Drug interactions between Duradyne DHC and Q Flex
|Duradyne DHC (acetaminophen/hydrocodone)|
|Q Flex (acetaminophen/phenyltoloxamine)|
Interactions between your drugs
Applies to: Duradyne DHC (acetaminophen / hydrocodone) and Q Flex (acetaminophen / phenyltoloxamine)
Using HYDROcodone together with phenyltoloxamine may increase side effects such as dizziness, drowsiness, confusion, and difficulty concentrating. Some people, especially the elderly, may also experience impairment in thinking, judgment, and motor coordination. You should avoid or limit the use of alcohol while being treated with these medications. Also avoid activities requiring mental alertness such as driving or operating hazardous machinery until you know how the medications affect you. Talk to your doctor if you have any questions or concerns. It is important to tell your doctor about all other medications you use, including vitamins and herbs. Do not stop using any medications without first talking to your doctor.

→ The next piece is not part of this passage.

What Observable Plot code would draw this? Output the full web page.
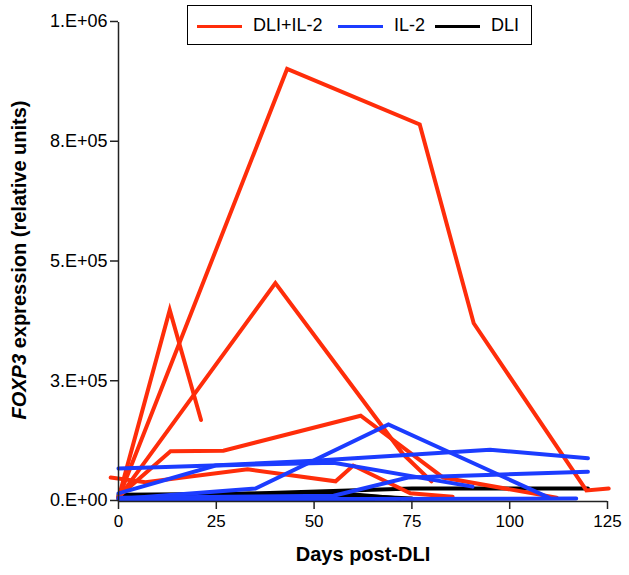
<!DOCTYPE html>
<html>
<head>
<meta charset="utf-8">
<script src="https://cdn.jsdelivr.net/npm/d3@7"></script>
<script src="https://cdn.jsdelivr.net/npm/@observablehq/plot@0.6"></script>
<style>
  body { margin: 0; background: #fff; font-family: "Liberation Sans", Arial, sans-serif; }
  #wrap { position: relative; width: 629px; height: 575px; }
  #legend { position: absolute; left: 187px; top: 5px; width: 343px; height: 38px; border: 1.5px solid #000; background: #fff; font-size: 18px; }
  #legend .sw { position: absolute; top: 19px; height: 2.5px; width: 45px; }
  #legend .lb { position: absolute; top: 8px; line-height: 22px; white-space: nowrap; }
</style>
</head>
<body>
<div id="wrap"></div>
<script>
// Groups and colours
const groups = ["DLI+IL-2", "IL-2", "DLI"];
const groupColors = ["#ff2d0a", "#1c3cff", "#000000"];

// X / Y ticks
const xTicks = [0, 25, 50, 75, 100, 125];
const yTicks = [0, 250000, 500000, 750000, 1000000];
const yTickLabels = ["0.E+00", "3.E+05", "5.E+05", "8.E+05", "1.E+06"];

// DLI+IL-2 patients: [day, FOXP3]
const redA = [[0, 5000], [43.1, 901000], [77, 785000], [90.8, 370000], [119.6, 21000], [125.3, 25000]];
const redB = [[0, 5000], [13.1, 398000], [21.1, 168000]];
const redC = [[0, 5000], [40.1, 454000], [72.6, 98000], [80, 40000]];
const redD = [[0, 8000], [13.3, 103000], [26.8, 104000], [61.9, 177000], [83, 48000], [112, 6000]];
const redE = [[-2, 48000], [6.9, 38000], [33, 65000], [55.5, 40000], [60, 73000], [74.6, 15000], [85.4, 8000]];

// IL-2 patients
const blueF = [[0, 67000], [24, 73000], [50, 83000], [95, 106000], [120, 88000]];
const blueG = [[0, 15000], [24.8, 73000], [55, 79000], [90.5, 29000]];
const blueH = [[0, 3000], [35, 25000], [69, 159000], [110, 6000]];
const blueI = [[0, 6000], [55, 10000], [74, 48000], [120, 60000]];
const blueJ = [[0, 2000], [60, 3000], [117, 4000]];

// DLI patients
const blackK = [[0, 6000], [75, 25000], [120, 25000]];
const blackL = [[0, 12000], [35, 14000], [60, 10000], [75, 4000]];
const blackM = [[0, 9000], [55, 16000], [72, 4000]];

const lines = [
  ["DLI", blackK], ["DLI", blackL], ["DLI", blackM],
  ["DLI+IL-2", redA], ["DLI+IL-2", redB], ["DLI+IL-2", redC], ["DLI+IL-2", redD], ["DLI+IL-2", redE],
  ["IL-2", blueF], ["IL-2", blueG], ["IL-2", blueH], ["IL-2", blueI], ["IL-2", blueJ]
];
const data = lines.flatMap(([g, pts], i) => pts.map(([d, v]) => ({id: i, group: g, day: d, value: v})));

const chart = Plot.plot({
  width: 629,
  height: 575,
  marginLeft: 118,
  marginRight: 22,
  marginTop: 21,
  marginBottom: 75,
  style: {fontFamily: "Liberation Sans, Arial, sans-serif", background: "#fff", color: "#000"},
  x: {domain: [0, 125]},
  y: {domain: [0, 1000000]},
  color: {domain: groups, range: groupColors},
  marks: [
    Plot.line(data, {x: "day", y: "value", z: "id", stroke: "group", strokeWidth: 4, strokeLinejoin: "miter", strokeMiterlimit: 4}),
    Plot.ruleX([0], {y1: 0, y2: 1000000, stroke: "#222", strokeWidth: 1.5, dy: 1}),
    Plot.ruleY([0], {x1: 0, x2: 125, stroke: "#222", strokeWidth: 1.5, dy: 1}),
    Plot.axisY({ticks: yTicks, tickFormat: (d, i) => yTickLabels[yTicks.indexOf(d)], tickSize: 8, tickPadding: 3, fontSize: 18, stroke: "#222", strokeWidth: 1.5, label: null}),
    Plot.axisX({ticks: xTicks, tickFormat: d => String(d), tickSize: 8, tickPadding: 5, fontSize: 17, stroke: "#222", strokeWidth: 1.5, label: null, dy: 1}),
    Plot.text(["Days post-DLI"], {frameAnchor: "bottom", dy: 60, fontSize: 20, fontWeight: "bold"}),
  ]
});

// Rotated y title with italic FOXP3
const svg = d3.select(chart);
const t = svg.append("text")
  .attr("transform", "translate(26,260) rotate(-90)")
  .attr("text-anchor", "middle")
  .attr("font-size", 20)
  .attr("font-weight", "bold")
  .attr("fill", "#000");
t.append("tspan").attr("font-style", "italic").text("FOXP3");
t.append("tspan").text(" expression (relative units)");

const wrap = document.getElementById("wrap");
wrap.appendChild(chart);

// Legend
const legend = document.createElement("div");
legend.id = "legend";
const legendItems = [
  {g: groups[0], c: groupColors[0], sx: 9, tx: 65},
  {g: groups[1], c: groupColors[1], sx: 150, tx: 206},
  {g: groups[2], c: groupColors[2], sx: 247, tx: 303}
];
for (const it of legendItems) {
  const sw = document.createElement("div");
  sw.className = "sw"; sw.style.left = it.sx + "px"; sw.style.background = it.c;
  const lb = document.createElement("div");
  lb.className = "lb"; lb.style.left = it.tx + "px"; lb.textContent = it.g;
  legend.appendChild(sw); legend.appendChild(lb);
}
wrap.appendChild(legend);
</script>
</body>
</html>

Drug and food interactions
Applies to: Duradyne DHC (acetaminophen / hydrocodone)
Do not use alcohol or medications that contain alcohol while you are receiving treatment with HYDROcodone. This may increase nervous system side effects such as drowsiness, dizziness, lightheadedness, difficulty concentrating, and impairment in thinking and judgment. In severe cases, low blood pressure, respiratory distress, fainting, coma, or even death may occur. If you are taking certain long-acting formulations of hydrocodone, consumption of alcohol may also cause rapid release of the drug, resulting in high blood levels that may be potentially lethal. Likewise, you should avoid consuming grapefruit and grapefruit juice, as this may increase the blood levels and effects of hydrocodone. Talk to your doctor or pharmacist if you have questions on how to take this or other medications you are prescribed. Do not use more than the recommended dose of HYDROcodone, and avoid activities requiring mental alertness such as driving or operating hazardous machinery until you know how the medication affects you. It is important to tell your doctor about all other medications you use, including vitamins and herbs. Do not stop using any medication without first talking to your doctor.

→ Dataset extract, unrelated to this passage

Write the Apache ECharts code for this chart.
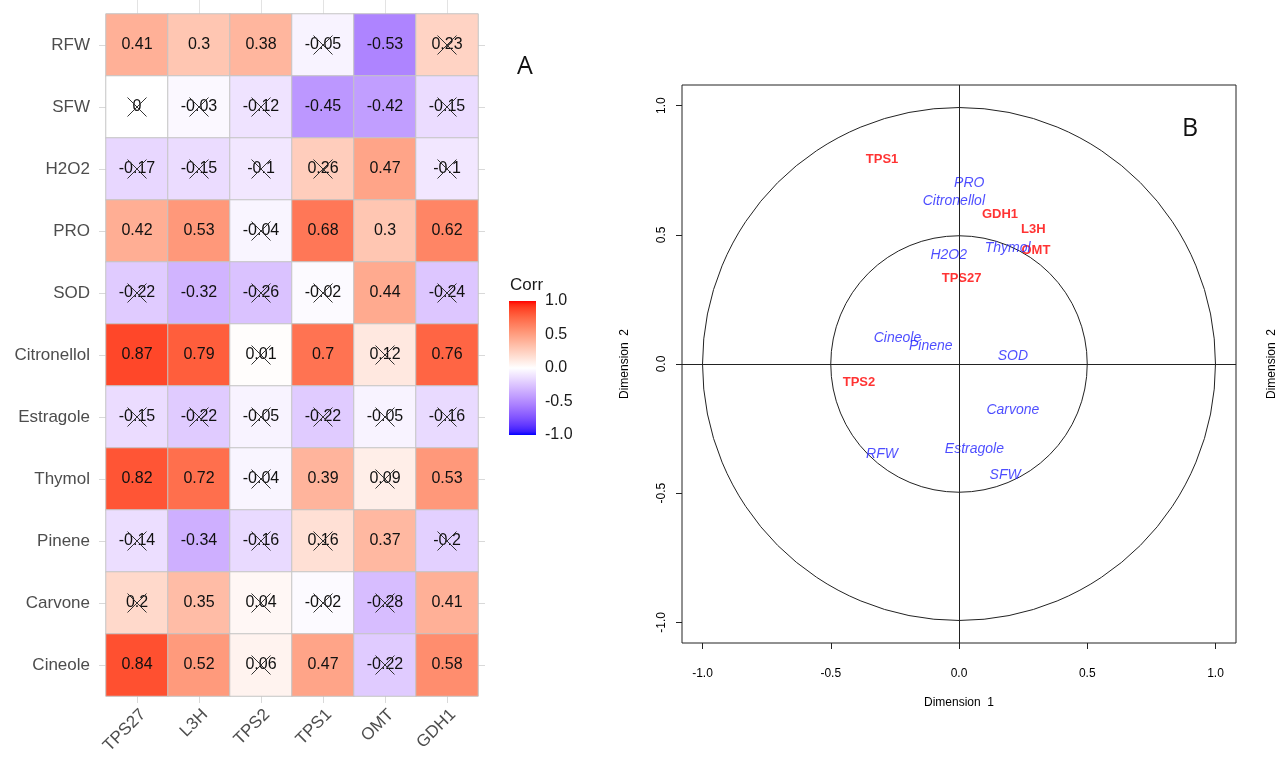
<!DOCTYPE html>
<html>
<head>
<meta charset="utf-8">
<title>Corr heatmap + correlation circle</title>
<script src="https://cdn.jsdelivr.net/npm/echarts@6/dist/echarts.min.js"></script>
<style>
  html, body { margin: 0; padding: 0; background: #fff; }
  #main { width: 1279px; height: 758px; }
</style>
</head>
<body>
<div id="main"></div>
<script>
// ---- data: panel A (correlation heatmap) ----
var rowNames = ['RFW', 'SFW', 'H2O2', 'PRO', 'SOD', 'Citronellol', 'Estragole', 'Thymol', 'Pinene', 'Carvone', 'Cineole'];
var colNames = ['TPS27', 'L3H', 'TPS2', 'TPS1', 'OMT', 'GDH1'];
var corrValues = [
    [0.41, 0.3, 0.38, -0.05, -0.53, 0.23],
    [0, -0.03, -0.12, -0.45, -0.42, -0.15],
    [-0.17, -0.15, -0.1, 0.26, 0.47, -0.1],
    [0.42, 0.53, -0.04, 0.68, 0.3, 0.62],
    [-0.22, -0.32, -0.26, -0.02, 0.44, -0.24],
    [0.87, 0.79, 0.01, 0.7, 0.12, 0.76],
    [-0.15, -0.22, -0.05, -0.22, -0.05, -0.16],
    [0.82, 0.72, -0.04, 0.39, 0.09, 0.53],
    [-0.14, -0.34, -0.16, 0.16, 0.37, -0.2],
    [0.2, 0.35, 0.04, -0.02, -0.28, 0.41],
    [0.84, 0.52, 0.06, 0.47, -0.22, 0.58]
];
// 1 = not significant (crossed out)
var crossed = [
    [0, 0, 0, 1, 0, 1],
    [1, 1, 1, 0, 0, 1],
    [1, 1, 1, 1, 0, 1],
    [0, 0, 1, 0, 0, 0],
    [1, 0, 1, 1, 0, 1],
    [0, 0, 1, 0, 1, 0],
    [1, 1, 1, 1, 1, 1],
    [0, 0, 1, 0, 1, 0],
    [1, 0, 1, 1, 0, 1],
    [1, 0, 1, 1, 1, 0],
    [0, 0, 1, 0, 1, 0]
];

// ---- data: panel B (correlation circle) ----
var geneNames = ['TPS1', 'GDH1', 'L3H', 'OMT', 'TPS27', 'TPS2'];
var geneDim1 = [-0.30, 0.16, 0.29, 0.30, 0.01, -0.39];
var geneDim2 = [0.79, 0.58, 0.52, 0.44, 0.33, -0.07];
var varNames = ['PRO', 'Citronellol', 'H2O2', 'Thymol', 'Cineole', 'Pinene', 'SOD', 'Carvone', 'Estragole', 'RFW', 'SFW'];
var varDim1 = [0.04, -0.02, -0.04, 0.19, -0.24, -0.11, 0.21, 0.21, 0.06, -0.30, 0.18];
var varDim2 = [0.70, 0.63, 0.42, 0.45, 0.10, 0.07, 0.03, -0.18, -0.33, -0.35, -0.43];
var circleRadii = [1, 0.5];
var dimTicks = [-1, -0.5, 0, 0.5, 1];

// ---- colour ramp blue-white-red, interpolated in Lab like ggplot ----
function hexToLab(hex) {
    function lin(c) { return c <= 0.04045 ? c / 12.92 : Math.pow((c + 0.055) / 1.055, 2.4); }
    var r = lin(parseInt(hex.slice(1, 3), 16) / 255);
    var g = lin(parseInt(hex.slice(3, 5), 16) / 255);
    var b = lin(parseInt(hex.slice(5, 7), 16) / 255);
    var X = (r * 0.4124 + g * 0.3576 + b * 0.1805) / 0.95047;
    var Y = (r * 0.2126 + g * 0.7152 + b * 0.0722);
    var Z = (r * 0.0193 + g * 0.1192 + b * 0.9505) / 1.08883;
    function f(t) { return t > 0.008856 ? Math.cbrt(t) : 7.787 * t + 16 / 116; }
    var fx = f(X), fy = f(Y), fz = f(Z);
    return [116 * fy - 16, 500 * (fx - fy), 200 * (fy - fz)];
}
function labToHex(lab) {
    var fy = (lab[0] + 16) / 116, fx = fy + lab[1] / 500, fz = fy - lab[2] / 200;
    function finv(t) { var t3 = t * t * t; return t3 > 0.008856 ? t3 : (t - 16 / 116) / 7.787; }
    var X = finv(fx) * 0.95047, Y = finv(fy), Z = finv(fz) * 1.08883;
    var rgb = [
        X * 3.2406 - Y * 1.5372 - Z * 0.4986,
        -X * 0.9689 + Y * 1.8758 + Z * 0.0415,
        X * 0.0557 - Y * 0.2040 + Z * 1.0570
    ];
    return '#' + rgb.map(function (c) {
        c = c <= 0.0031308 ? 12.92 * c : 1.055 * Math.pow(c, 1 / 2.4) - 0.055;
        var v = Math.round(Math.max(0, Math.min(1, c)) * 255);
        return (v < 16 ? '0' : '') + v.toString(16);
    }).join('');
}
var labLow = hexToLab('#0000ff'), labMid = hexToLab('#ffffff'), labHigh = hexToLab('#ff0000');
function rampColor(t) {
    var end = t < 0 ? labLow : labHigh, k = Math.abs(t);
    return labToHex([0, 1, 2].map(function (i) { return labMid[i] + (end[i] - labMid[i]) * k; }));
}
var rampStops = [];
for (var i = 0; i <= 40; i++) rampStops.push(rampColor(-1 + i / 20));

// ---- build series data ----
var heatData = [], crossData = [];
corrValues.forEach(function (row, r) {
    row.forEach(function (v, c) {
        heatData.push([c, r, v]);
        if (crossed[r][c]) crossData.push([c, r]);
    });
});
var geneData = geneNames.map(function (n, i) { return { name: n, value: [geneDim1[i], geneDim2[i]] }; });
var varData = varNames.map(function (n, i) { return { name: n, value: [varDim1[i], varDim2[i]] }; });

var myChart = echarts.init(document.getElementById('main'), null, { renderer: 'canvas' });
var FONT = 'Liberation Sans, Arial, sans-serif';
var gridTick = { show: true, length: 7, lineStyle: { color: '#d9d9d9', width: 1 } };

var option = {
    animation: false,
    backgroundColor: '#fff',
    textStyle: { fontFamily: FONT },
    grid: [
        { left: 106, top: 14, width: 372, height: 682 },   // heatmap
        { left: 509, top: 301, width: 27, height: 134 },   // colour bar
        { left: 682, top: 85, width: 558, height: 558, show: true, borderColor: '#222', borderWidth: 1 } // circle
    ],
    visualMap: {
        show: false, type: 'continuous', min: -1, max: 1, dimension: 2, seriesIndex: 0,
        inRange: { color: rampStops }
    },
    xAxis: [
        {
            gridIndex: 0, type: 'category', data: colNames, position: 'bottom',
            axisLine: { show: false }, splitLine: { show: false },
            axisTick: Object.assign({ alignWithLabel: true }, gridTick),
            axisLabel: { interval: 0, rotate: 45, verticalAlign: 'top', fontSize: 17, color: '#4d4d4d', margin: 10 }
        },
        {
            gridIndex: 0, type: 'category', data: colNames, position: 'top',
            axisLine: { show: false }, axisLabel: { show: false }, splitLine: { show: false },
            axisTick: { show: true, alignWithLabel: true, length: 14, lineStyle: { color: '#e3e3e3' } }
        },
        {
            gridIndex: 1, type: 'value', min: 0, max: 1, show: false
        },
        {
            gridIndex: 2, type: 'value', min: -1.08, max: 1.08, position: 'bottom',
            name: 'Dimension  1', nameLocation: 'middle', nameGap: 54,
            nameTextStyle: { fontSize: 12, color: '#000' },
            axisLine: { show: false, onZero: false }, splitLine: { show: false },
            axisTick: { show: true, length: 6, customValues: dimTicks, lineStyle: { color: '#222' } },
            axisLabel: { customValues: dimTicks, fontSize: 12, color: '#000', margin: 25,
                formatter: function (v) { return v.toFixed(1); } }
        }
    ],
    yAxis: [
        {
            gridIndex: 0, type: 'category', data: rowNames, inverse: true,
            axisLine: { show: false }, splitLine: { show: false },
            axisTick: Object.assign({ alignWithLabel: true }, gridTick),
            axisLabel: { interval: 0, fontSize: 17, color: '#4d4d4d', margin: 16 }
        },
        {
            gridIndex: 0, type: 'category', data: rowNames, inverse: true, position: 'right',
            axisLine: { show: false }, axisLabel: { show: false }, splitLine: { show: false },
            axisTick: Object.assign({ alignWithLabel: true }, gridTick)
        },
        {
            gridIndex: 1, type: 'value', min: -1, max: 1, interval: 0.5, position: 'right',
            axisLine: { show: false }, splitLine: { show: false },
            axisTick: { show: true, inside: true, length: 5, lineStyle: { color: '#fff', width: 1 } },
            axisLabel: { fontSize: 16, color: '#1a1a1a', margin: 9,
                formatter: function (v) { return v.toFixed(1); } }
        },
        {
            gridIndex: 1, type: 'value', min: -1, max: 1, interval: 0.5, position: 'left',
            axisLine: { show: false }, splitLine: { show: false }, axisLabel: { show: false },
            axisTick: { show: true, inside: true, length: 5, lineStyle: { color: '#fff', width: 1 } }
        },
        {
            gridIndex: 2, type: 'value', min: -1.08, max: 1.08, position: 'left',
            name: 'Dimension  2', nameLocation: 'middle', nameGap: 51, nameRotate: 90,
            nameTextStyle: { fontSize: 12, color: '#000' },
            axisLine: { show: false, onZero: false }, splitLine: { show: false },
            axisTick: { show: true, length: 6, customValues: dimTicks, lineStyle: { color: '#222' } },
            axisLabel: { customValues: dimTicks, rotate: 90, fontSize: 12, color: '#000', margin: 14,
                formatter: function (v) { return v.toFixed(1); } }
        },
        {
            gridIndex: 2, type: 'value', min: -1.08, max: 1.08, position: 'right',
            name: 'Dimension  2', nameLocation: 'middle', nameGap: 30, nameRotate: 90,
            nameTextStyle: { fontSize: 12, color: '#000' },
            axisLine: { show: false, onZero: false }, axisTick: { show: false }, axisLabel: { show: false }, splitLine: { show: false }
        }
    ],
    series: [
        {
            name: 'Corr', type: 'heatmap', xAxisIndex: 0, yAxisIndex: 0, data: heatData,
            itemStyle: { borderColor: '#c4c4c4', borderWidth: 1 },
            label: {
                show: true, fontSize: 16, color: '#111', fontFamily: FONT,
                formatter: function (p) { return String(p.value[2]); }
            },
            emphasis: { disabled: true }
        },
        {
            name: 'crosses', type: 'custom', xAxisIndex: 0, yAxisIndex: 0, data: crossData, silent: true,
            renderItem: function (params, api) {
                var p = api.coord([api.value(0), api.value(1)]);
                var h = 9.5;
                return {
                    type: 'group',
                    children: [
                        { type: 'line', shape: { x1: p[0] - h, y1: p[1] - h, x2: p[0] + h, y2: p[1] + h },
                          style: { stroke: '#333', lineWidth: 1 } },
                        { type: 'line', shape: { x1: p[0] - h, y1: p[1] + h, x2: p[0] + h, y2: p[1] - h },
                          style: { stroke: '#333', lineWidth: 1 } }
                    ]
                };
            },
            z: 5
        },
        {
            name: 'colourbar', type: 'custom', xAxisIndex: 2, yAxisIndex: 2, data: [[0, 1]], silent: true,
            renderItem: function (params, api) {
                var tl = api.coord([0, 1]), br = api.coord([1, -1]);
                var stops = rampStops.slice().reverse().map(function (c, i, a) {
                    return { offset: i / (a.length - 1), color: c };
                });
                return {
                    type: 'rect',
                    shape: { x: tl[0], y: tl[1], width: br[0] - tl[0], height: br[1] - tl[1] },
                    style: { fill: new echarts.graphic.LinearGradient(0, 0, 0, 1, stops) }
                };
            },
            z: 1
        },
        {
            name: 'circles', type: 'custom', xAxisIndex: 3, yAxisIndex: 4, data: circleRadii, silent: true,
            renderItem: function (params, api) {
                var c = api.coord([0, 0]);
                var r = api.size([api.value(0), 0])[0];
                return {
                    type: 'circle', shape: { cx: c[0], cy: c[1], r: r },
                    style: { fill: 'none', stroke: '#222', lineWidth: 1 }
                };
            },
            markLine: {
                silent: true, symbol: 'none', label: { show: false },
                lineStyle: { color: '#222', width: 1, type: 'solid' },
                data: [{ xAxis: 0 }, { yAxis: 0 }]
            }
        },
        {
            name: 'genes', type: 'scatter', xAxisIndex: 3, yAxisIndex: 4, data: geneData,
            symbolSize: 1, itemStyle: { color: 'rgba(0,0,0,0)' }, silent: true,
            label: {
                show: true, position: 'inside', formatter: '{b}',
                color: '#ff0000', fontWeight: 'bold', fontSize: 13, fontFamily: FONT
            },
            z: 4
        },
        {
            name: 'variables', type: 'scatter', xAxisIndex: 3, yAxisIndex: 4, data: varData,
            symbolSize: 1, itemStyle: { color: 'rgba(0,0,0,0)' }, silent: true,
            label: {
                show: true, position: 'inside', formatter: '{b}',
                color: '#1f1fff', fontStyle: 'italic', fontSize: 14, fontFamily: FONT
            },
            z: 4
        }
    ],
    graphic: [
        { type: 'text', left: 510, top: 277, style: { text: 'Corr', fontSize: 17, fill: '#1a1a1a', fontFamily: FONT } },
        { type: 'text', left: 517, top: 54, style: { text: 'A', fontSize: 25, fill: '#111', fontFamily: 'Open Sans, Noto Sans, sans-serif' } },
        { type: 'text', left: 1182, top: 116, style: { text: 'B', fontSize: 25, fill: '#111', fontFamily: 'Open Sans, Noto Sans, sans-serif' } }
    ]
};
myChart.setOption(option);
</script>
</body>
</html>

Applies to: Q Flex (acetaminophen / phenyltoloxamine)
Alcohol can increase the nervous system side effects of phenyltoloxamine such as dizziness, drowsiness, and difficulty concentrating. Some people may also experience impairment in thinking and judgment. You should avoid or limit the use of alcohol while being treated with phenyltoloxamine. Do not use more than the recommended dose of phenyltoloxamine, and avoid activities requiring mental alertness such as driving or operating hazardous machinery until you know how the medication affects you. Talk to your doctor or pharmacist if you have any questions or concerns.
Therapeutic duplication warnings
Therapeutic duplication is the use of more than one medicine from the same drug category or therapeutic class to treat the same condition. This can be intentional in cases where drugs with similar actions are used together for demonstrated therapeutic benefit. It can also be unintentional in cases where a patient has been treated by more than one doctor, or had prescriptions filled at more than one pharmacy, and can have potentially adverse consequences.
The recommended maximum number of medicines in the 'acetaminophen' category to be taken concurrently is usually one. Your list includes two medicines belonging to the 'acetaminophen' category:
- Duradyne DHC (acetaminophen/hydrocodone)
- Q Flex (acetaminophen/phenyltoloxamine)
Note: The benefits of taking this combination of medicines may outweigh any risks associated with therapeutic duplication. This information does not take the place of talking to your doctor. Always check with your healthcare provider to determine if any adjustments to your medications are needed.
Drug Interaction Classification
|Highly clinically significant. Avoid combinations; the risk of the interaction outweighs the benefit.|
|Moderately clinically significant. Usually avoid combinations; use it only under special circumstances.|
|Minimally clinically significant. Minimize risk; assess risk and consider an alternative drug, take steps to circumvent the interaction risk and/or institute a monitoring plan.|
|No information available.|
Do not stop taking any medications without consulting your healthcare provider.
Always consult your healthcare provider to ensure the information displayed on this page applies to your personal circumstances.